Minggu, 13 Mei 2012

TUALEN (Hyang Semar/Semar versi Bali)


Semar adalah punakawan dari Ida Bhatara Hyang Siwa Pasupati, yang diciptakan pada jaman Pandawa. Hyang Siwa Pasupati mempunyai 4 punakawan yaitu Semar, Petruk, Gareng dan Bagong. 

Semar di Bali dikenal bernama Tualen, Petruk adalah merdah, Gareng adalah Sangut dan Bagong adalah Delem.

Pada saat Panca Pandawa mengasingkan diri ke alas, alas yang dicapai adalah alas Jawa, karena diceritakan pada saat itu semua pulau masih bersatu. Bukti dari Panca Pandawa datang ke alas Jawa yaitu Bima kawin dengan seorang raksasa bernama Diyah Dimbi dan lahirlah Gatot Kaca. Juga Arjuna bertapa di gunung yang sekarang dikenal dengan gunung Arjuna di Jawa, serta karena pada saat itu banyak sekali raksasa-raksasa yang mengganggu Arjuna dalam tapanya, maka diturunkanlah 4 punakawan oleh Ida Bhatara Hyang Siwa Pasupati untuk menjaga Arjuna. Dalam pertapaannya Arjuna diberi sebuah panah sakti oleh Hyang Siwa Pasupati.

Tak dapat dipungkiri bahwa dari kisah Arjuna bersemedi di tanah Jawa kemudian muncul Semar di dunia ini sebagai pamong para raja-raja atau pemimpin seluruh dunia. Semar kemudian diberi gelar Sada Siwa oleh Hyang Siwa Pasupati, atau dalam Hindu Dharma dikenal juga sebagai Sang Hyang Ismaya dan Manik Maya. Sebutan Beliau yang lain adalah Sabda Palon.

Semar adalah juga merupakan Dewa yang mengatasi semua Dewa dan Dewa yang menjelma menjadi manusia. Semar juga kemudian menjadi pamong para Pandawa dan ksatrya utama lainnya yang tidak terkalahkan.

Semar merupakan pamong yang sepi ing pamrih, rame ing ngawe. Sepi akan maksud, rajin dalam bekerja. Semar mengembani sifat membangun dan melaksanakan perintah Hyang Widi demi kesejahteraan umat manusia di jagat raya ini. 

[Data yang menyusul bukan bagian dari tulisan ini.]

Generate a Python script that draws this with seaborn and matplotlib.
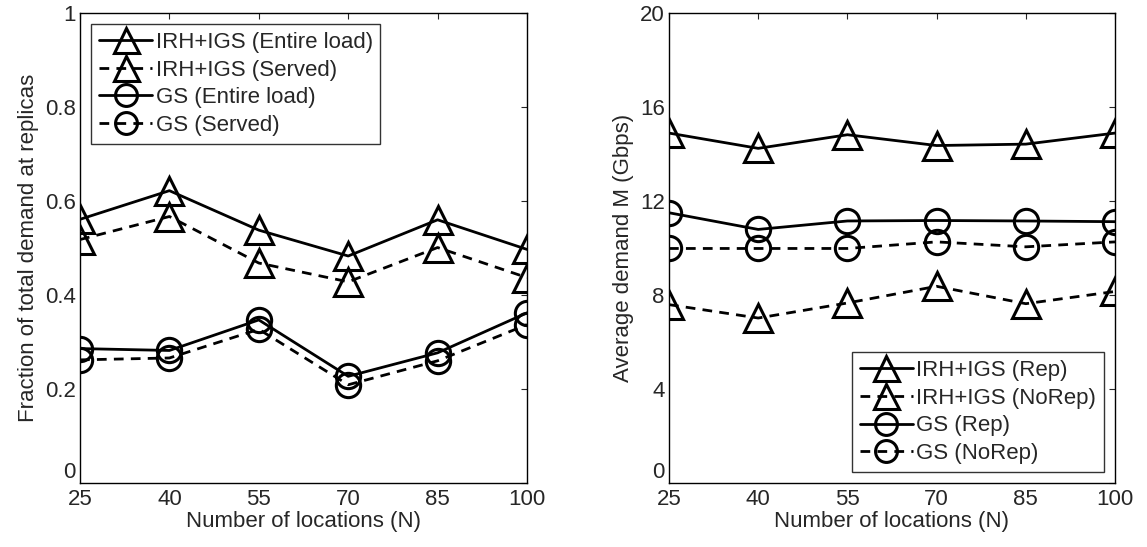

Tualen adalah seorang punakawan yang disegani dan disenangi oleh banyak raja dan para Dewata. 

Tualen berpenampilan sederhana sebagaimana rakyat biasa, walau sebagai abdi raja karena Beliau adalah pelayan umat manusia untuk mencapai keadilan dan kebenaran di muka bumi.

Tualen / Semar di Nusantara adalah sebagai Dang Hyang-nya Nusantara (nenek moyang Nusantara). Beliau berumur jutaan tahun dan hidup abadi atau moksa. Sekali beliau tidur adalah 500 tahun lamanya dan setiap Beliau terbangun pasti ada suatu kerajaan atau keyakinan yang sedang berselisih.

Tualen juga sebagai lurah karang dempel. Karang artinya gersang, dempel artinya keteguhan jiwa. Rambut beliau menguncung, rambutnya memberi tahukan kepada umat manusia; akuning sang kuncung artinya adalah, akulah sebagai kepribadian pelayan umat manusia. 

Kain beliau bernama parangkusumorojo yang artinya perwujudan dewonggowantah artinya, menuntun umat manusia agar mencapai memayuhayuning bawono yang artinya, terjadinya keadilan dan kebenaran di muka bumi. Jadi sesunguhnya Semar itu hampir sama tugasnya dengan Ibu Dewi Kwan Im, yaitu bilamana umat manusia belum mencapai kebahagaian maka Beliau tidak akan pergi ke alam nirwana atau alam Siwa Budha.

Semar berkata; bojo sira arsa mardi kamardikan, ajwa samar sumingkiring dur kamurkan mardik, yang artinya, merdekanya jiwa dan sukma.

Jadi umat manusia dituntun oleh Tualen agar terlepas dari segala penderitaan dan mencapai moksa. 

Tualen sebagai perlambang ngelmu gaib atau simbulnya alam gaib. Kasampurnaning pati. Beliau tidak akan pernah mati karena Beliau sudah mencapai kesempurnaan.

Jadi singkat cerita tentang Tualen/Hyang Semar atau nenek moyang Nusantara ini atau Dhang Hyang-nya Nusantara adalah yang mengemban tugas untuk mempersatukan umat dari masalah-masalah kerohanian.

Om wilaheng astu namo sidyam, luputo salah lan sandi luputo denane tawang towang jagat dewa bhotoro jagat hyang pramuditya bhuwana langgeng rahayu rahayu rahayu sagung dumadi.